▼▼▼
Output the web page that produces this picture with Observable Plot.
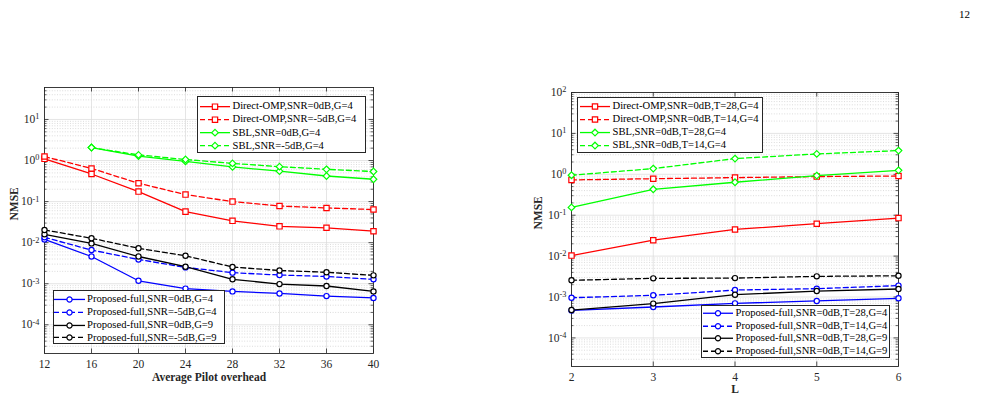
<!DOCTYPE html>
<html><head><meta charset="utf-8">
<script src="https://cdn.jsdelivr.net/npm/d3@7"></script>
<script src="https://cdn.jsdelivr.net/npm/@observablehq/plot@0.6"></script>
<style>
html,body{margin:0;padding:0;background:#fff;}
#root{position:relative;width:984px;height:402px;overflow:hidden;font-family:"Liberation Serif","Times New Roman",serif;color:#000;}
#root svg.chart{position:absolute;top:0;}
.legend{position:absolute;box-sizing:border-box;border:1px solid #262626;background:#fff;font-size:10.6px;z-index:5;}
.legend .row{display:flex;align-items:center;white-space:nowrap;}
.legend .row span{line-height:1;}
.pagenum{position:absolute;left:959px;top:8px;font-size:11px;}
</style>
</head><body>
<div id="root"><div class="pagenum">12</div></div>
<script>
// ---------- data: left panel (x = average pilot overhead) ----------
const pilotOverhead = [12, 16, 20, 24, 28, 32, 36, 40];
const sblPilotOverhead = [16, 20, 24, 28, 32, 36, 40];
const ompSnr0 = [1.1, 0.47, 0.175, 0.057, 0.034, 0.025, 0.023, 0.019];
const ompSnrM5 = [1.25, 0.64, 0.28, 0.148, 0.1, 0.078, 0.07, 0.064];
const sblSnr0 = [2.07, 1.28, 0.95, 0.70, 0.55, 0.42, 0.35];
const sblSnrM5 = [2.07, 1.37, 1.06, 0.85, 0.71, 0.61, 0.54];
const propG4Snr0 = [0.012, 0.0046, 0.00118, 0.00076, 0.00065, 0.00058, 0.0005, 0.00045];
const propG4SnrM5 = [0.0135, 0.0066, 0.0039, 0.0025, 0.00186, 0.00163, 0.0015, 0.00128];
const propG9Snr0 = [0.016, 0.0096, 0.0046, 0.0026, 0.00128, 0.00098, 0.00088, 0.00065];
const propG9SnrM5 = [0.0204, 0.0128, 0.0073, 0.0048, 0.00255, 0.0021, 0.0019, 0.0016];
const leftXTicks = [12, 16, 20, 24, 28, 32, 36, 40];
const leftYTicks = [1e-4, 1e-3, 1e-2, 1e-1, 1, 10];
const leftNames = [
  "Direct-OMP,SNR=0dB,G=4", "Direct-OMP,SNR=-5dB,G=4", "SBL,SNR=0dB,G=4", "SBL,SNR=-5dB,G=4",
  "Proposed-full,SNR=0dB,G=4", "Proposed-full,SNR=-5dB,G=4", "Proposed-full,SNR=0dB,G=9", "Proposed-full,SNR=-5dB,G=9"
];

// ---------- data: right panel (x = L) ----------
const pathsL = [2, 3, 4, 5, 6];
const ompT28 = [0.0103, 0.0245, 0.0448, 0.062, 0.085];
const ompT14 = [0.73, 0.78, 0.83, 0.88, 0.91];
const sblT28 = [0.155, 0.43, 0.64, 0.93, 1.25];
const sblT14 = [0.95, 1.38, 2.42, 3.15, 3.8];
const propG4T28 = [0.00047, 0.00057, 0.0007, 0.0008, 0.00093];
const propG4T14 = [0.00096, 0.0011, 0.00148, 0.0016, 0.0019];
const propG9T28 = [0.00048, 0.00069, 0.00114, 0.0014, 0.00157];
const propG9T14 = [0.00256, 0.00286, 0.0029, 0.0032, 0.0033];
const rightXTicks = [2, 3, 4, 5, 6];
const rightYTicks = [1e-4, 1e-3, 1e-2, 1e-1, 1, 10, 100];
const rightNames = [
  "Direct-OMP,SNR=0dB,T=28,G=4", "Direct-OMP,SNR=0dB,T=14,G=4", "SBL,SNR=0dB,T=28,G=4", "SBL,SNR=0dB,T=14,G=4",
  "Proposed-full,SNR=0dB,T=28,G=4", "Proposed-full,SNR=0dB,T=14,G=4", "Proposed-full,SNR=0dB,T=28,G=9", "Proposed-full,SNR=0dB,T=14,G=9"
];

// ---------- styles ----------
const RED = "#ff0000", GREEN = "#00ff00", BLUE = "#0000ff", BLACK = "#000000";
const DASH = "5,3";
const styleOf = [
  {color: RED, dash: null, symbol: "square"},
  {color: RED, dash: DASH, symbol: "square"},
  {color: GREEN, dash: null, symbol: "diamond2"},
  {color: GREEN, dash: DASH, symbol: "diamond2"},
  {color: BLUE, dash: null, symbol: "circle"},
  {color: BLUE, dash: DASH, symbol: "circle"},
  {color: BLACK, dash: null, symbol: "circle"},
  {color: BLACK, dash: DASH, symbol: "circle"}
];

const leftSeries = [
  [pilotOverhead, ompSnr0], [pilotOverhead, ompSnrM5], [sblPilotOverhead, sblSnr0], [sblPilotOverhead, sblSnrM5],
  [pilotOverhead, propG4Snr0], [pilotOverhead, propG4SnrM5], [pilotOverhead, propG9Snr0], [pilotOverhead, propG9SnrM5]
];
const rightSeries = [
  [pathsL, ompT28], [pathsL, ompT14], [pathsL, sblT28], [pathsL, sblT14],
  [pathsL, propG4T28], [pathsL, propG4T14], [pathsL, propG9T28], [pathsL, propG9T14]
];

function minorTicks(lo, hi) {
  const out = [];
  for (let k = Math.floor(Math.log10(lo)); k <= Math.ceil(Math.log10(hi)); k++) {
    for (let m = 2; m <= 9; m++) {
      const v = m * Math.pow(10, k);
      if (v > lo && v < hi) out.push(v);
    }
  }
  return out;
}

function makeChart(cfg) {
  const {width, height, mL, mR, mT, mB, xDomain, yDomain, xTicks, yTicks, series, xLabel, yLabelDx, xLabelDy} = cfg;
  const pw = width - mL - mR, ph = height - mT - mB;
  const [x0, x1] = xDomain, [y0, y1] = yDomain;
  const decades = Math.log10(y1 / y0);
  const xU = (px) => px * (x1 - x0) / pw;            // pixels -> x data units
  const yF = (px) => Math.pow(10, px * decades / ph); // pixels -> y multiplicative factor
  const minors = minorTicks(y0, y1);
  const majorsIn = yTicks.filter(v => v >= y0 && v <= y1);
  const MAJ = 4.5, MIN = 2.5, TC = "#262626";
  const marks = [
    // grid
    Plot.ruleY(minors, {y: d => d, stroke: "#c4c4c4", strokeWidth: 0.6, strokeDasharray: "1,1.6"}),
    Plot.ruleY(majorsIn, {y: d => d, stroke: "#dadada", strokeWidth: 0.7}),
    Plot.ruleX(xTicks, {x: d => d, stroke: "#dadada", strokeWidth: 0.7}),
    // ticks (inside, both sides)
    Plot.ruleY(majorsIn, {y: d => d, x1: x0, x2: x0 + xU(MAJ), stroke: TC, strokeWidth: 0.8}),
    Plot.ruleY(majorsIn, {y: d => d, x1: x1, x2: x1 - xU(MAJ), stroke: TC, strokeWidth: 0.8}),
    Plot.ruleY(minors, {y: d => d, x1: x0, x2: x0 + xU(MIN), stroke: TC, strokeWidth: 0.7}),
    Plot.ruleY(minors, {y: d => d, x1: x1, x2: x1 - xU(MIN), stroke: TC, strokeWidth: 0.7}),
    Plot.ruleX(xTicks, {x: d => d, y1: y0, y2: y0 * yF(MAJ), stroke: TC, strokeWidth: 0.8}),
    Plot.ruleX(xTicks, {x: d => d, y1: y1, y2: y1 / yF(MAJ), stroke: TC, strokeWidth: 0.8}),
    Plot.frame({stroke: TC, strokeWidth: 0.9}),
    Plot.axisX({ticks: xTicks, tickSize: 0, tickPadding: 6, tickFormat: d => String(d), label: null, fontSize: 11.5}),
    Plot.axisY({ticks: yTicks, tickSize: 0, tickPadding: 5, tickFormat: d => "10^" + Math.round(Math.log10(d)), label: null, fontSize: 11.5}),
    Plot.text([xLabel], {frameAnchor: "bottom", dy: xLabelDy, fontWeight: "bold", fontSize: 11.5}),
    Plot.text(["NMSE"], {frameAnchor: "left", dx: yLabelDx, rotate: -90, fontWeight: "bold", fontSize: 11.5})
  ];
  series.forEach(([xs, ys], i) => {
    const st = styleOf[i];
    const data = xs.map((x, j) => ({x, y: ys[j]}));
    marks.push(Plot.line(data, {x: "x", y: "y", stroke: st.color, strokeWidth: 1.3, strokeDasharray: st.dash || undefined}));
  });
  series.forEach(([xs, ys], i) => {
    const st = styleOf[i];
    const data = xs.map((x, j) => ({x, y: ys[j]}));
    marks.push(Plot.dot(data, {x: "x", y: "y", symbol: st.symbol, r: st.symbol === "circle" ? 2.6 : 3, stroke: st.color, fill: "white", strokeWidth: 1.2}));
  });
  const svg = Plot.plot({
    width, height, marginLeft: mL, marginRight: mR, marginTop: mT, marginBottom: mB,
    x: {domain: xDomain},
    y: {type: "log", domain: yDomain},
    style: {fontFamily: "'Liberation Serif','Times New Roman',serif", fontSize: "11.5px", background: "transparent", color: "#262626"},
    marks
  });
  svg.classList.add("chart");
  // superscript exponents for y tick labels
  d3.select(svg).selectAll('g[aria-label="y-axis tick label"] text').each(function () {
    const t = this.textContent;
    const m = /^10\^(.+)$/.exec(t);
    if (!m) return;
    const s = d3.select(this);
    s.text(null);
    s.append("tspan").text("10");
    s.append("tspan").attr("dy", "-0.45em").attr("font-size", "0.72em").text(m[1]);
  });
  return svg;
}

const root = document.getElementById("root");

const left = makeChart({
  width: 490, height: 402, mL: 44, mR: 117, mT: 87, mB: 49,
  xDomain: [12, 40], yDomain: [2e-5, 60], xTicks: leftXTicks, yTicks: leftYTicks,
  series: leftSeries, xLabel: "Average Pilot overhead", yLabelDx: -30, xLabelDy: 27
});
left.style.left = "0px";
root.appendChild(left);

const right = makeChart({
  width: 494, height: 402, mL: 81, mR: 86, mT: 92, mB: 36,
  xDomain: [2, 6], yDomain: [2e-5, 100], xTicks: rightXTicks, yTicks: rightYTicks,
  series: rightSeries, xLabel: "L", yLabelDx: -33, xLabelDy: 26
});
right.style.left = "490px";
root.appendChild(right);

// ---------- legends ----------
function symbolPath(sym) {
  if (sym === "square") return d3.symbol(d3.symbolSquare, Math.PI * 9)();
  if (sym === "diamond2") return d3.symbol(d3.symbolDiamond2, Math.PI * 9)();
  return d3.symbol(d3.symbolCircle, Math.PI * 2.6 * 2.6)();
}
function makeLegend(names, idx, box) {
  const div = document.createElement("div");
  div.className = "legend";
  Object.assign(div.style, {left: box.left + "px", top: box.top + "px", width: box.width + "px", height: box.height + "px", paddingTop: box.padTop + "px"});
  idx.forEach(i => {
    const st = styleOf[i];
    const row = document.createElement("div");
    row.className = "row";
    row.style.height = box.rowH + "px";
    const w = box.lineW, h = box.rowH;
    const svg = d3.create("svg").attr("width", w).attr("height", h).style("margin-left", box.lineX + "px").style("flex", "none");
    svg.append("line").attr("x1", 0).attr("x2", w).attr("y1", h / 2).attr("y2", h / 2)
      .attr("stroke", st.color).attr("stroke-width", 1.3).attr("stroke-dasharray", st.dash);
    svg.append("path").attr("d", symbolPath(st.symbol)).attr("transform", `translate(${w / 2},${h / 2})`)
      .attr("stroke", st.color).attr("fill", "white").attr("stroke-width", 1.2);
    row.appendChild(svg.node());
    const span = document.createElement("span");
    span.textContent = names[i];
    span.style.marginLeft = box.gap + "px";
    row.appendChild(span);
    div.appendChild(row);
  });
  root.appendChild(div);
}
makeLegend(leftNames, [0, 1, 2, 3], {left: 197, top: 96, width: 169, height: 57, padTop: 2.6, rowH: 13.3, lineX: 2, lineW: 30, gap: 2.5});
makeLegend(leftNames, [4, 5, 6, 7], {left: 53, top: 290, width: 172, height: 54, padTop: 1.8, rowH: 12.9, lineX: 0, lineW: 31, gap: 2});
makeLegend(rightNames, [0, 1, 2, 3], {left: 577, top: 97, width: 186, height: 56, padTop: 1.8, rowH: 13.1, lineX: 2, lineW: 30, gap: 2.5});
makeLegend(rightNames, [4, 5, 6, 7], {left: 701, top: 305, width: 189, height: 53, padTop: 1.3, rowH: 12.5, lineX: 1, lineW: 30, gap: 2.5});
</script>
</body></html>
▲▲▲
Copy out each line of the listing that holds "this".

### Problem solution
Output the web page that produces this picture with Observable Plot.
    const t = this.textContent;
    const s = d3.select(this);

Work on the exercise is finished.